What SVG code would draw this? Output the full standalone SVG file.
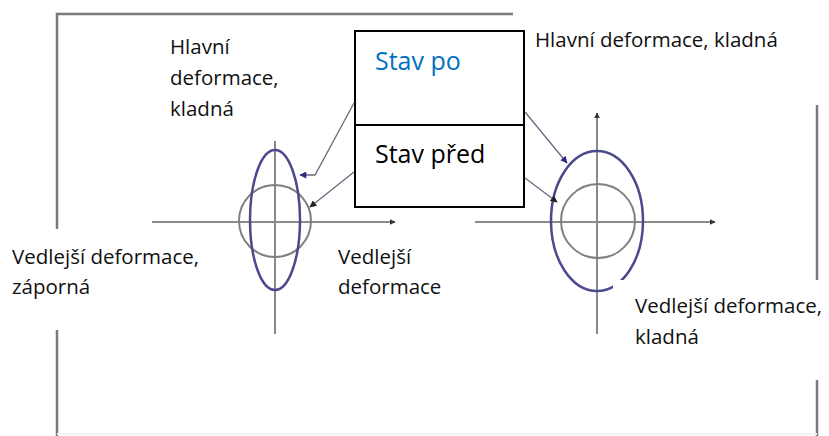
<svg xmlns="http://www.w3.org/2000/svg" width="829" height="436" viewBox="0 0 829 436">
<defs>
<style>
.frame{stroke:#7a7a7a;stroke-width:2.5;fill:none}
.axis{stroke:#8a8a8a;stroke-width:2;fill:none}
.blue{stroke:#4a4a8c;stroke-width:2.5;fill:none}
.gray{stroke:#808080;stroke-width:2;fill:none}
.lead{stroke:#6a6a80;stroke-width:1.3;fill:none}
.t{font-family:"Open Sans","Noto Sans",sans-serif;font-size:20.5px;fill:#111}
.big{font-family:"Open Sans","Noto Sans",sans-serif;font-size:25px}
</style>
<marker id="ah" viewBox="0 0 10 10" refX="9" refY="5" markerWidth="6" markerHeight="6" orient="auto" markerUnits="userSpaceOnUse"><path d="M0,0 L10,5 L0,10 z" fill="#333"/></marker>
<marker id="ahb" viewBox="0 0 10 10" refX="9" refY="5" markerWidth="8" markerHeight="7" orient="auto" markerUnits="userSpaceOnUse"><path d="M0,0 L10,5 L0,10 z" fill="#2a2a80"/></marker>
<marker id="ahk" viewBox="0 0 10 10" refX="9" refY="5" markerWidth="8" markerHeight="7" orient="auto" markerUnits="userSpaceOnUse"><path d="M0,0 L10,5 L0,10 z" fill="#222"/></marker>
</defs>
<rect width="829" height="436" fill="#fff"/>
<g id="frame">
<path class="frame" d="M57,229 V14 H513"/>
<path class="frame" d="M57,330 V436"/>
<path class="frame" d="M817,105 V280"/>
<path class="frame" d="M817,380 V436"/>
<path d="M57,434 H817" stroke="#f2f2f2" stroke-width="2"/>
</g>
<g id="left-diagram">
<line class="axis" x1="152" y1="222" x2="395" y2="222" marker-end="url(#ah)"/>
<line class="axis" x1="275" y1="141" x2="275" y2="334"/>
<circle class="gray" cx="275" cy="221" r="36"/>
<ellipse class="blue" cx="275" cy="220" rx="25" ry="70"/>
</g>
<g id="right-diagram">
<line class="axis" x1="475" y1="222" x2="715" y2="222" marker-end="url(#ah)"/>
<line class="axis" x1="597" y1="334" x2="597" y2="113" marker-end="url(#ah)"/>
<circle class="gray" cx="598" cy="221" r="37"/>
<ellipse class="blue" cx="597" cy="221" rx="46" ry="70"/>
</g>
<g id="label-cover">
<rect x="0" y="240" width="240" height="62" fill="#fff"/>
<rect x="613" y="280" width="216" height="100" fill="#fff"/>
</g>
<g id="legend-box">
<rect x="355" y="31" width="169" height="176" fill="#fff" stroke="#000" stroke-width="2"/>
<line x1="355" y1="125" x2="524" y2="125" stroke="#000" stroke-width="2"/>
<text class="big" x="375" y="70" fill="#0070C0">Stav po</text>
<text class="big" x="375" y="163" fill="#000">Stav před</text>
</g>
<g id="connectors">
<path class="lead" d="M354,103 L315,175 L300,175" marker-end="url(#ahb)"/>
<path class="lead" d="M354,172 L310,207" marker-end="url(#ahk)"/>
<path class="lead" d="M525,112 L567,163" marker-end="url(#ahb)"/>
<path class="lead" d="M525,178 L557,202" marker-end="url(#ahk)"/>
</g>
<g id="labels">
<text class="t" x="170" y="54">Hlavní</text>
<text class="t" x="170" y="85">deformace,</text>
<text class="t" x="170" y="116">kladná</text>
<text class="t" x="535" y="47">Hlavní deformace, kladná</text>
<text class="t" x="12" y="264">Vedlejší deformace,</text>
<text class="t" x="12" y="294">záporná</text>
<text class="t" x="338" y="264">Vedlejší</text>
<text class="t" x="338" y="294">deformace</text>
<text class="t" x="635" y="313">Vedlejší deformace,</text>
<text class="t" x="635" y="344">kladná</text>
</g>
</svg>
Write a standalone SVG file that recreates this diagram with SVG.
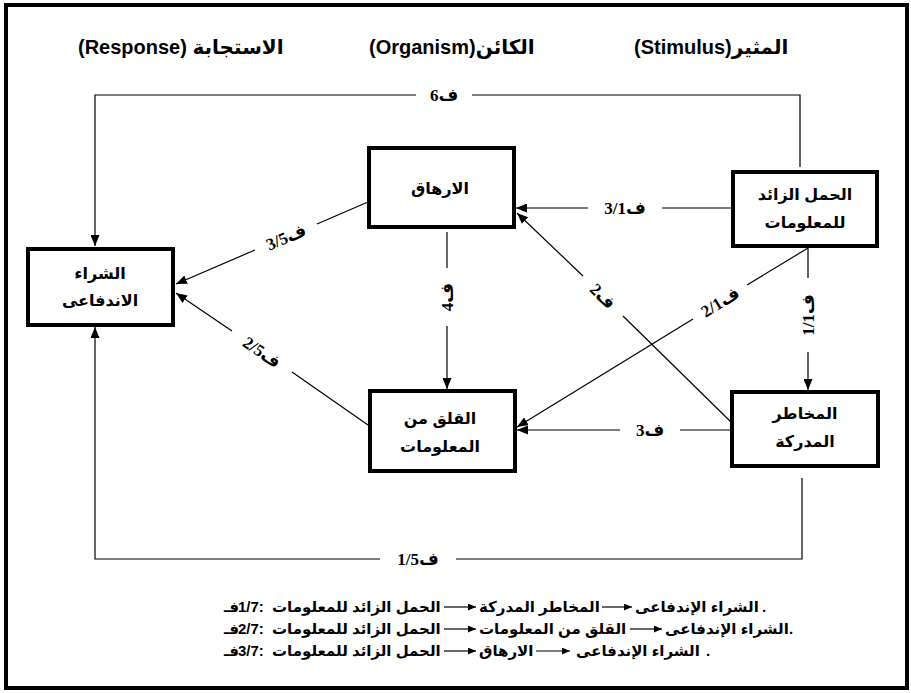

• **TASK TO CARRY OUT**:
The data should be printed again unchanged; leave its pictures out.

• **SOLVED EXERCISE**:
What SVG code would draw this? Output the full standalone SVG file.
<svg xmlns="http://www.w3.org/2000/svg" width="829" height="436" viewBox="0 0 829 436">
<defs>
<style>
.frame{stroke:#7a7a7a;stroke-width:2.5;fill:none}
.axis{stroke:#8a8a8a;stroke-width:2;fill:none}
.blue{stroke:#4a4a8c;stroke-width:2.5;fill:none}
.gray{stroke:#808080;stroke-width:2;fill:none}
.lead{stroke:#6a6a80;stroke-width:1.3;fill:none}
.t{font-family:"Open Sans","Noto Sans",sans-serif;font-size:20.5px;fill:#111}
.big{font-family:"Open Sans","Noto Sans",sans-serif;font-size:25px}
</style>
<marker id="ah" viewBox="0 0 10 10" refX="9" refY="5" markerWidth="6" markerHeight="6" orient="auto" markerUnits="userSpaceOnUse"><path d="M0,0 L10,5 L0,10 z" fill="#333"/></marker>
<marker id="ahb" viewBox="0 0 10 10" refX="9" refY="5" markerWidth="8" markerHeight="7" orient="auto" markerUnits="userSpaceOnUse"><path d="M0,0 L10,5 L0,10 z" fill="#2a2a80"/></marker>
<marker id="ahk" viewBox="0 0 10 10" refX="9" refY="5" markerWidth="8" markerHeight="7" orient="auto" markerUnits="userSpaceOnUse"><path d="M0,0 L10,5 L0,10 z" fill="#222"/></marker>
</defs>
<rect width="829" height="436" fill="#fff"/>
<g id="frame">
<path class="frame" d="M57,229 V14 H513"/>
<path class="frame" d="M57,330 V436"/>
<path class="frame" d="M817,105 V280"/>
<path class="frame" d="M817,380 V436"/>
<path d="M57,434 H817" stroke="#f2f2f2" stroke-width="2"/>
</g>
<g id="left-diagram">
<line class="axis" x1="152" y1="222" x2="395" y2="222" marker-end="url(#ah)"/>
<line class="axis" x1="275" y1="141" x2="275" y2="334"/>
<circle class="gray" cx="275" cy="221" r="36"/>
<ellipse class="blue" cx="275" cy="220" rx="25" ry="70"/>
</g>
<g id="right-diagram">
<line class="axis" x1="475" y1="222" x2="715" y2="222" marker-end="url(#ah)"/>
<line class="axis" x1="597" y1="334" x2="597" y2="113" marker-end="url(#ah)"/>
<circle class="gray" cx="598" cy="221" r="37"/>
<ellipse class="blue" cx="597" cy="221" rx="46" ry="70"/>
</g>
<g id="label-cover">
<rect x="0" y="240" width="240" height="62" fill="#fff"/>
<rect x="613" y="280" width="216" height="100" fill="#fff"/>
</g>
<g id="legend-box">
<rect x="355" y="31" width="169" height="176" fill="#fff" stroke="#000" stroke-width="2"/>
<line x1="355" y1="125" x2="524" y2="125" stroke="#000" stroke-width="2"/>
<text class="big" x="375" y="70" fill="#0070C0">Stav po</text>
<text class="big" x="375" y="163" fill="#000">Stav před</text>
</g>
<g id="connectors">
<path class="lead" d="M354,103 L315,175 L300,175" marker-end="url(#ahb)"/>
<path class="lead" d="M354,172 L310,207" marker-end="url(#ahk)"/>
<path class="lead" d="M525,112 L567,163" marker-end="url(#ahb)"/>
<path class="lead" d="M525,178 L557,202" marker-end="url(#ahk)"/>
</g>
<g id="labels">
<text class="t" x="170" y="54">Hlavní</text>
<text class="t" x="170" y="85">deformace,</text>
<text class="t" x="170" y="116">kladná</text>
<text class="t" x="535" y="47">Hlavní deformace, kladná</text>
<text class="t" x="12" y="264">Vedlejší deformace,</text>
<text class="t" x="12" y="294">záporná</text>
<text class="t" x="338" y="264">Vedlejší</text>
<text class="t" x="338" y="294">deformace</text>
<text class="t" x="635" y="313">Vedlejší deformace,</text>
<text class="t" x="635" y="344">kladná</text>
</g>
</svg>
Write a standalone SVG file that recreates this diagram with SVG.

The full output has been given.